* Written request
Your output is the lines from the first one to the one containing "from bokeh.resources import INLINE", repeated exactly, with images left out.

## Begin

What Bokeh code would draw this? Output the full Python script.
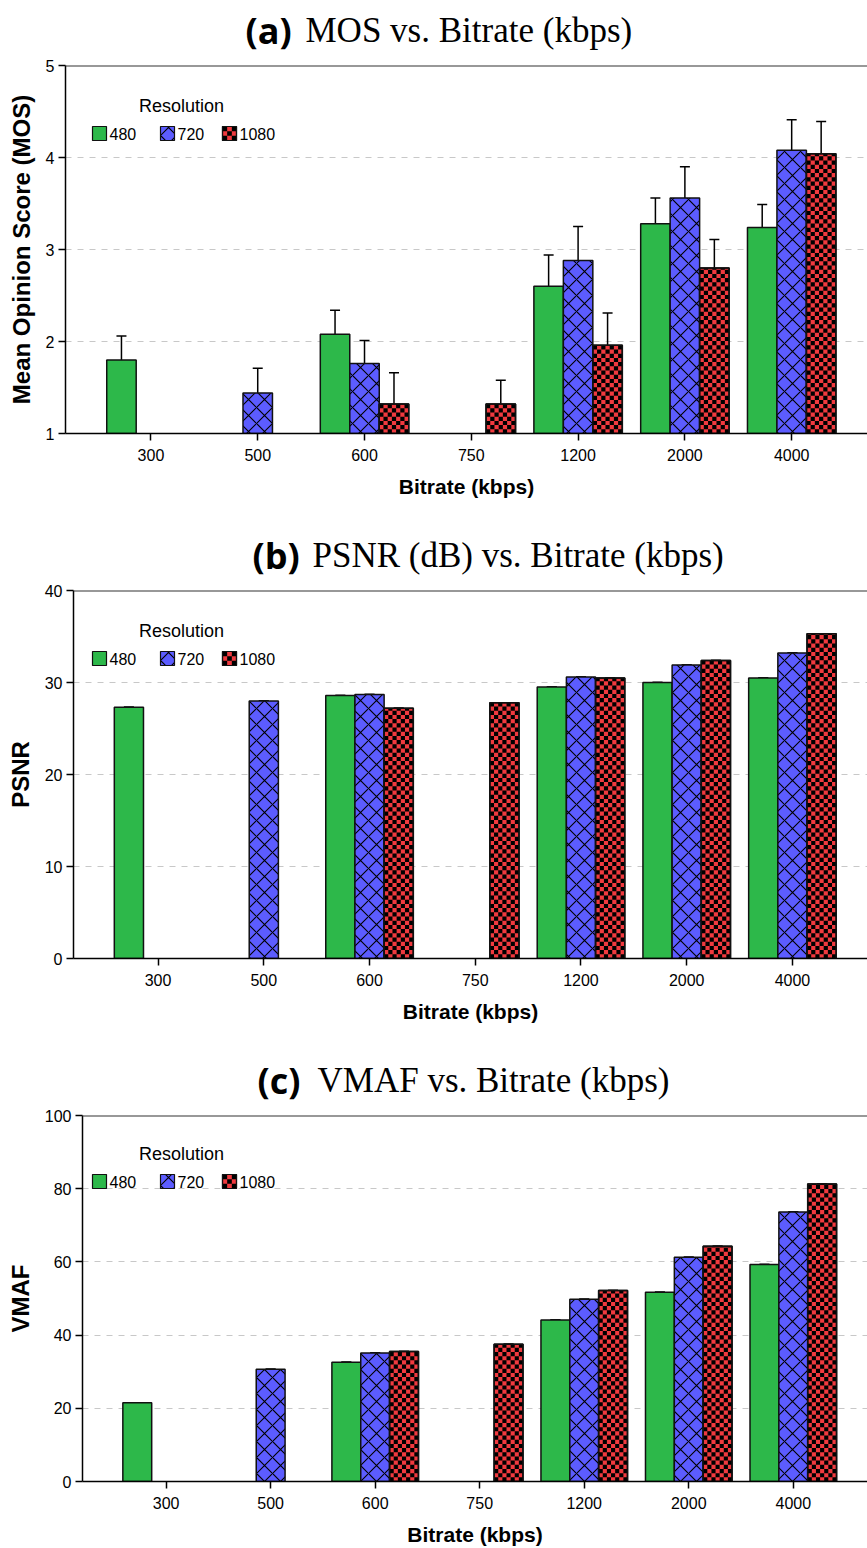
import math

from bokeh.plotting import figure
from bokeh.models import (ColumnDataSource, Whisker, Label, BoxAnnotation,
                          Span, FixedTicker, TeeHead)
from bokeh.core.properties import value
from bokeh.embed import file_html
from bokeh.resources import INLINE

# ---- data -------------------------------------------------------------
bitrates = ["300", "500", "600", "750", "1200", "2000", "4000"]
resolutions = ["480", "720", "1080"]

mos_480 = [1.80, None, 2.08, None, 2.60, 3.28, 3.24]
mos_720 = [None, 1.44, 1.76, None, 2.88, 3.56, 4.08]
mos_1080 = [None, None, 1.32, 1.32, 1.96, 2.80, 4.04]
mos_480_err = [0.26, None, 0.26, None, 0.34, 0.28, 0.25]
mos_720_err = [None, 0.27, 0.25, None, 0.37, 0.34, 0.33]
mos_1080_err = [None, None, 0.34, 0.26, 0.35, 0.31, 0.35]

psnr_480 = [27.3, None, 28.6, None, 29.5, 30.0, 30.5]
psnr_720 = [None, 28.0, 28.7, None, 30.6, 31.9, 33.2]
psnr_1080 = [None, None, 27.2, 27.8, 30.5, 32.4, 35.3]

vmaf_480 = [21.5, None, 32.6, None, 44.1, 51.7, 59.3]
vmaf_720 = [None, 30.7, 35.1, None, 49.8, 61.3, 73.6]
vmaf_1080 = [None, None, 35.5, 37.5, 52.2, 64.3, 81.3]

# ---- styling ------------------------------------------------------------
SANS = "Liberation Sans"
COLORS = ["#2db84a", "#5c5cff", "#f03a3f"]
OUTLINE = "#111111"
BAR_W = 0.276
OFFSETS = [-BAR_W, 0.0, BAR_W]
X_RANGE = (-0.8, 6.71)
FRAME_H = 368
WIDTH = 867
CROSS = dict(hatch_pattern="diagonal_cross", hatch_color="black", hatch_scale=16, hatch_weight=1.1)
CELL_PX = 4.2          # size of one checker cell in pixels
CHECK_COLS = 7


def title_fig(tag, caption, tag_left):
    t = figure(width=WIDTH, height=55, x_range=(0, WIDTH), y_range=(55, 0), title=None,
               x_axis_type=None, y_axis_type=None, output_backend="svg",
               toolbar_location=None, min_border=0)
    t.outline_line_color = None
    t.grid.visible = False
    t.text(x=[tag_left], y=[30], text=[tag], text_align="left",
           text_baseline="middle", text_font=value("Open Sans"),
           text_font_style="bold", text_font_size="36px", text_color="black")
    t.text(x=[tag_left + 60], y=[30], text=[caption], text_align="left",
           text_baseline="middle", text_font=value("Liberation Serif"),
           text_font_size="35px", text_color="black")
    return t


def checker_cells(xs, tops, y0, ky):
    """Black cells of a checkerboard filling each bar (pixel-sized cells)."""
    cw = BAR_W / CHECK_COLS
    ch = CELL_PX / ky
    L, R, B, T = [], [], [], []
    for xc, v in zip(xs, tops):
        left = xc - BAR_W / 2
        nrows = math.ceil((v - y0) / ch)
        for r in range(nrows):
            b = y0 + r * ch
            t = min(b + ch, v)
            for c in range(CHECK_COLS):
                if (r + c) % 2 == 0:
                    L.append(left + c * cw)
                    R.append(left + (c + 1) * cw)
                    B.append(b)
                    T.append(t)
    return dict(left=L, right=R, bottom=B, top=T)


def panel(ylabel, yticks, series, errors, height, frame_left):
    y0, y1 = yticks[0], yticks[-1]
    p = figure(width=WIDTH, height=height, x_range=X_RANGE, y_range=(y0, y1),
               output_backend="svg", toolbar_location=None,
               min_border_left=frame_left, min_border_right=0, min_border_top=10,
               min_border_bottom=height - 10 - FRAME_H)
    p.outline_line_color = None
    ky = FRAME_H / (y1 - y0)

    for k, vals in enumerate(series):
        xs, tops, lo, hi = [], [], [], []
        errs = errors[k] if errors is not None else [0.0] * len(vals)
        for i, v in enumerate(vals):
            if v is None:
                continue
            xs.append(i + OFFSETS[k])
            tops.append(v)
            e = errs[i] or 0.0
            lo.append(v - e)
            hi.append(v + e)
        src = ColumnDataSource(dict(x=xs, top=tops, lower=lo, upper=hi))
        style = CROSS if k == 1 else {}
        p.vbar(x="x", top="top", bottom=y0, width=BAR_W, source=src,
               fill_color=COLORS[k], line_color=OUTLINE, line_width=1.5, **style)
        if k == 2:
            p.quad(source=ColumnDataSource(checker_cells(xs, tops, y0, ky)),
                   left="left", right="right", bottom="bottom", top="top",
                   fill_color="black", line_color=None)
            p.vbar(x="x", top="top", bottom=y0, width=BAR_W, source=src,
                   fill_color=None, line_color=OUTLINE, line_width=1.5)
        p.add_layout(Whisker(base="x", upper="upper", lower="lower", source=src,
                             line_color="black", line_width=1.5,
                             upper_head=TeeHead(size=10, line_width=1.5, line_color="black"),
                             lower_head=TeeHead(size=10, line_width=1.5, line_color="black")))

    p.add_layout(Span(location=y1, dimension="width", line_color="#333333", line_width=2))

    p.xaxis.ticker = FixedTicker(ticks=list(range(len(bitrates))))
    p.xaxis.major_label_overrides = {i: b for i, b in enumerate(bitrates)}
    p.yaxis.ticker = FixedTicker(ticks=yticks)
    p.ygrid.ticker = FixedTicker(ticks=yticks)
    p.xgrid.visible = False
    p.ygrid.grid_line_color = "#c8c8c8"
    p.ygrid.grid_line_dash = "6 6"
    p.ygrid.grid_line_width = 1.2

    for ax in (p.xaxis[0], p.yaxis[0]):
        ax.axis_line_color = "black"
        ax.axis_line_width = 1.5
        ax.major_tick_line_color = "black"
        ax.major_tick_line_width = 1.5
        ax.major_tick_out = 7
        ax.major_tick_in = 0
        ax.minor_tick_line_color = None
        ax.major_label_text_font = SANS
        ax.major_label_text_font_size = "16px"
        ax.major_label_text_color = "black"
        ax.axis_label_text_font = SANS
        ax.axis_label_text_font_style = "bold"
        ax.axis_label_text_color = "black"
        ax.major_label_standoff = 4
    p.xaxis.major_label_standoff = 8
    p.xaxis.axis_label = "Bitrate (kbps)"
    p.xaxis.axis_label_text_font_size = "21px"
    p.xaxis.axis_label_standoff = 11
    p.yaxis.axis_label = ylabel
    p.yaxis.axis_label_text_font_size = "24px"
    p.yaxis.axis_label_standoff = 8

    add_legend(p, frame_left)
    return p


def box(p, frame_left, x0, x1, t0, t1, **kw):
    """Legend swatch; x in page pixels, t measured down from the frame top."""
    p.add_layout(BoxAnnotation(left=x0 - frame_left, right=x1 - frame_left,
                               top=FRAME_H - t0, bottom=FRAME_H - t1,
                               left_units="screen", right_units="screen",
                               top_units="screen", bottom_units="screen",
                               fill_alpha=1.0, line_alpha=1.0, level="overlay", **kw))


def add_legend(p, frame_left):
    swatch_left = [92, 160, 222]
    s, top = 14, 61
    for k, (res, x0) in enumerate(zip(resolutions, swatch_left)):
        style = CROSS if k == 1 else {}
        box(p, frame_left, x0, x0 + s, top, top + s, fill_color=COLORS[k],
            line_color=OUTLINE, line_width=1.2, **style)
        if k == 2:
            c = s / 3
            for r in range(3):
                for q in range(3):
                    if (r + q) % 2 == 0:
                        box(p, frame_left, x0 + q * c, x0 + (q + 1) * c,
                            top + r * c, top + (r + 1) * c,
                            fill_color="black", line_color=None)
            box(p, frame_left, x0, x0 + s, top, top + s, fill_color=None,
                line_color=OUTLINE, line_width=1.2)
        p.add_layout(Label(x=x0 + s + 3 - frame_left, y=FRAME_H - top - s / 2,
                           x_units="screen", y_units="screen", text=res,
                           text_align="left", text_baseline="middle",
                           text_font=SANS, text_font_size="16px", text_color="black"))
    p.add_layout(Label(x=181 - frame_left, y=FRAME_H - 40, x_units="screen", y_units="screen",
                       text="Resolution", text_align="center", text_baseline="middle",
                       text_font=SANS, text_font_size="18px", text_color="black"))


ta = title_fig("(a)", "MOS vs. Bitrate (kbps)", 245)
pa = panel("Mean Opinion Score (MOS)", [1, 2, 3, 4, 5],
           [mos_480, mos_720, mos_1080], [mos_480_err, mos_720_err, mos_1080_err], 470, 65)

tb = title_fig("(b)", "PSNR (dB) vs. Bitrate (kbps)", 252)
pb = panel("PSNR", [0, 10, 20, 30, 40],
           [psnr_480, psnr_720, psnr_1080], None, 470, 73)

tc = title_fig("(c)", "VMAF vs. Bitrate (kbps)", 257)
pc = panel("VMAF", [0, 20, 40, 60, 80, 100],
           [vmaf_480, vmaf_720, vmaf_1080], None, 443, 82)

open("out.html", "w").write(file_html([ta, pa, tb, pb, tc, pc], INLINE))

## End

* Task response
What Bokeh code would draw this? Output the full Python script.
import math

from bokeh.plotting import figure
from bokeh.models import (ColumnDataSource, Whisker, Label, BoxAnnotation,
                          Span, FixedTicker, TeeHead)
from bokeh.core.properties import value
from bokeh.embed import file_html
from bokeh.resources import INLINE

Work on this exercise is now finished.